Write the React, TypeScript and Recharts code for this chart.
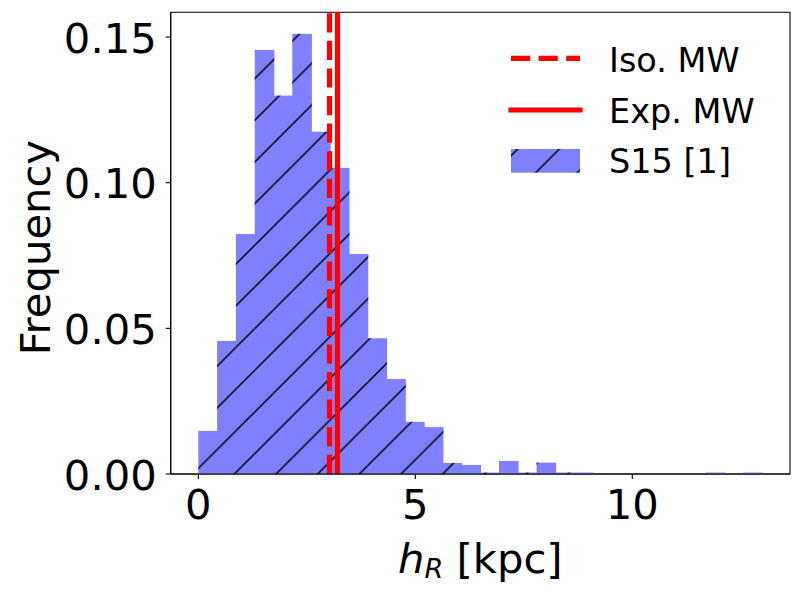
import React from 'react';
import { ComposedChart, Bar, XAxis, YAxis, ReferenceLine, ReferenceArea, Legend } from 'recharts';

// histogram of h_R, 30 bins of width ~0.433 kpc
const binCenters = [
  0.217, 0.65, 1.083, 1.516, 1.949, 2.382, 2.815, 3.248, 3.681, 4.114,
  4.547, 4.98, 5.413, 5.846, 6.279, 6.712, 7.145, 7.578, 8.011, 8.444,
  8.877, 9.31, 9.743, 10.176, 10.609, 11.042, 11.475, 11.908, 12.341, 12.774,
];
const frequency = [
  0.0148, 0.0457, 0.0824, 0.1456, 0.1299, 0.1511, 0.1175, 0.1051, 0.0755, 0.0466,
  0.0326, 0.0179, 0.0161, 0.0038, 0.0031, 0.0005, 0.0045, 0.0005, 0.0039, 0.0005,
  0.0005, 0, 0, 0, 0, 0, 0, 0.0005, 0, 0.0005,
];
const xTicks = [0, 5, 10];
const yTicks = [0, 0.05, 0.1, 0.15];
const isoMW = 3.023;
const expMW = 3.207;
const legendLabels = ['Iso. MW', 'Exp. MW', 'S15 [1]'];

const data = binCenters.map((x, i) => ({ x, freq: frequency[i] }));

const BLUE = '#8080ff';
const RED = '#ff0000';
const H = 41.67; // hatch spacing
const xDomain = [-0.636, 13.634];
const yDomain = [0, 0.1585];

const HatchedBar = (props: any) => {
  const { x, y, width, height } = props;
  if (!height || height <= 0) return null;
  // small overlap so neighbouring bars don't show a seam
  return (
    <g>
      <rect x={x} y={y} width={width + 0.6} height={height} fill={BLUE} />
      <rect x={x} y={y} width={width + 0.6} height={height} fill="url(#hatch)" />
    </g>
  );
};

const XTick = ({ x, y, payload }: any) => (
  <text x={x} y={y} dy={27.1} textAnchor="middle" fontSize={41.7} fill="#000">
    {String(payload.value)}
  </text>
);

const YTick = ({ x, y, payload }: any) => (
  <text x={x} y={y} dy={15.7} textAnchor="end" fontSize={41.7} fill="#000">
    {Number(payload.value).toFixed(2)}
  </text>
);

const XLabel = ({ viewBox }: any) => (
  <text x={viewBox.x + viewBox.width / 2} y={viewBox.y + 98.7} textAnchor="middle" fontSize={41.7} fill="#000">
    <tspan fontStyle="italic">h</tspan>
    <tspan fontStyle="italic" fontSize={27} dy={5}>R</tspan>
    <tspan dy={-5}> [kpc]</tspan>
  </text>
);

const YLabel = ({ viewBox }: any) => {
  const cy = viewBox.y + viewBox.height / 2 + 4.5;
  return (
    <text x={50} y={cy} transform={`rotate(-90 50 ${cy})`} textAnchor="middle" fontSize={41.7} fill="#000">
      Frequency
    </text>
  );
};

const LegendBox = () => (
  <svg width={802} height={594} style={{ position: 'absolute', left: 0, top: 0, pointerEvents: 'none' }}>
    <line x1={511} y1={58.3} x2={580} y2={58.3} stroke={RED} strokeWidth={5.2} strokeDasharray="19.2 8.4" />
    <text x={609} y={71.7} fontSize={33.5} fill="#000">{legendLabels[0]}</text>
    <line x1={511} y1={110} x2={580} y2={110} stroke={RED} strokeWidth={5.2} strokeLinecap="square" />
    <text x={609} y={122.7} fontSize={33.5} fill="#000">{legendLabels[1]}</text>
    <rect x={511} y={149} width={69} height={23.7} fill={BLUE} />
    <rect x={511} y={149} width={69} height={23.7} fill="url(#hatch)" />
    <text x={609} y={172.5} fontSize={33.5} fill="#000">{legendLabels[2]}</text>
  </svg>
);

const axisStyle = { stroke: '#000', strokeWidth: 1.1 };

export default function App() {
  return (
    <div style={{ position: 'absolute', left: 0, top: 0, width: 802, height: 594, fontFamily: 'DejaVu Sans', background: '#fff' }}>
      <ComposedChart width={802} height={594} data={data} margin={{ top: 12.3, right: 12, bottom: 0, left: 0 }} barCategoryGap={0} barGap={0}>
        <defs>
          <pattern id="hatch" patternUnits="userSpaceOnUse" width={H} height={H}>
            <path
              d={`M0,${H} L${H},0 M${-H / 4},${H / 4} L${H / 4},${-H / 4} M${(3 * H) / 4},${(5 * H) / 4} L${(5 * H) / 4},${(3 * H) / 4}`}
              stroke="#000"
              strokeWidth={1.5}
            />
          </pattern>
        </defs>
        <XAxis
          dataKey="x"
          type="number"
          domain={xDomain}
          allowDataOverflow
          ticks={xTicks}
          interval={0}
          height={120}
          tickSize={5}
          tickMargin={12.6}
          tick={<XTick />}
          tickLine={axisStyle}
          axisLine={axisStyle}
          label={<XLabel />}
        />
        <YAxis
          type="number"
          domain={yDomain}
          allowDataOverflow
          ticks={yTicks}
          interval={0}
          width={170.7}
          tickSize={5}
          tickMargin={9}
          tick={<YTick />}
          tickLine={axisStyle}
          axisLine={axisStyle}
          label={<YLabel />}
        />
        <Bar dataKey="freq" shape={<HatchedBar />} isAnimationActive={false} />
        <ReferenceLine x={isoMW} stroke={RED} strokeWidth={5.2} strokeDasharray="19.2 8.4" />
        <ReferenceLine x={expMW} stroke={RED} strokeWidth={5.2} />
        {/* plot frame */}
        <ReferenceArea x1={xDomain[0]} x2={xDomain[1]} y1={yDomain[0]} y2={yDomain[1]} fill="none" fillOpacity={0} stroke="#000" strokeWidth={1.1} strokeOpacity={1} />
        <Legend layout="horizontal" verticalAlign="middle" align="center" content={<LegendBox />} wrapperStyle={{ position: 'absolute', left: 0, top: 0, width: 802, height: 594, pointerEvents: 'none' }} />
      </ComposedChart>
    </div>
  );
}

——

**Problem details**
Pull every line containing the word "React" out of the material.

**Task answer**
Write the React, TypeScript and Recharts code for this chart.
import React from 'react';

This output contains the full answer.